Novels

Novels

Someone once described my first novel Bad Patches as a “punk existentialist” novel. I thought this an apt description. Written in the early Eighties, when punk was still alive and kicking in the UK (“Anarchy In”), the central character, Dave Green, is abrasive, abusive, resentful, unpleasant to be around, and generally repellent—though not without a certain rough charm. He wants to make it in modern England as an artist, but is condemned to be either unemployed or working in an off-license in Earl’s Court (where I used to live). He drinks a lot, chases girls, and says nasty things about his friends (Mick, in particular, a big violent lad, perpetually drunk). But he is also an existentialist of sorts: a stranger in an alien world, uncertain of his values, but above all authentic. Oh, he is authentic all right, authentic to a fault. Dave speaks his mind, he acts freely and with abandon, he doesn’t sugarcoat it. He is an artist, after all—a believer in the truth, no matter how ugly. He is brutally honest, a Johnny Rotten of the art world (and off-license). He belongs with the characters in the TV sit-com “The Young Ones” (a parody of the earlier Cliff Richards pop song of that name). The novel itself is a comedy, though certainly of the wincing and whining kind. It is of its time, politically and philosophically. John-Paul Sartre meets Rik Mayall: nausea and nastiness (but you have to laugh).
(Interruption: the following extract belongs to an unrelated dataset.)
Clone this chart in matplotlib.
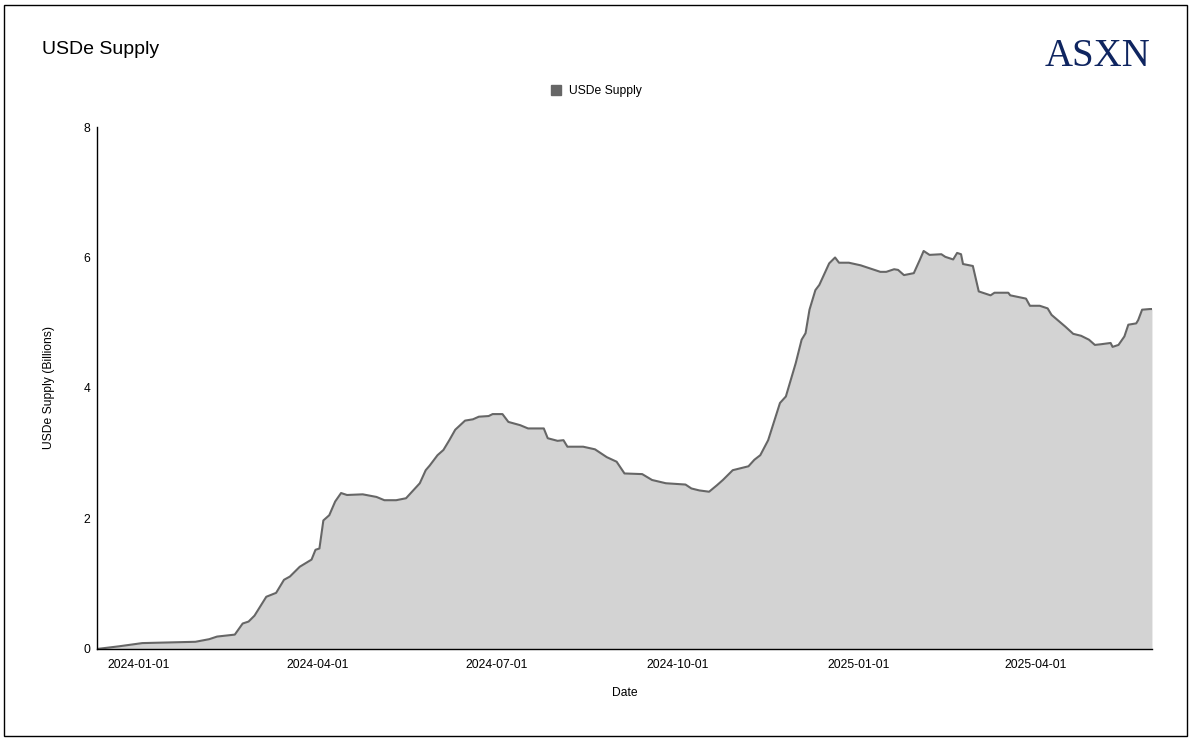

            My second novel, The Space Trap, written in the early Nineties, is very different. The central character, Alan Swift, is a dull dad working in an insurance office. He lives in his imagination and dreams of escape. There is nothing punk about him (post-punk, you might say). He is persecuted by his humdrum environment: the moths that invade his flat, the shattered windscreen, the annoying co-workers, the demanding and unsympathetic wife (as he sees it). He’s gotta get outta this place. His world resembles that of the British TV series The Office, which came along several years later. Like David Brent, who also works in a dull office but lives in his imagination, Alan Swift is subject to unconscious forces he cannot control. As it happens, Ricky Gervais studied philosophy at University College London, where I used to teach, but he came along just after I had left. I have often wondered if he read my novel, because the office I describe is remarkably like the one he created. But in my novel Alan does escape to the world of his imagination—he moves to New York, leaving his family behind and not telling them he is going. I used to call this novel a Kantian soap opera: not punk existentialist but working stiff psychoanalytic (Kantian because of the emphasis on the inescapability of space). It also is a comedy, though gentler than Bad Patches, more sad-sentimental and domestic-depressing (but you have to laugh).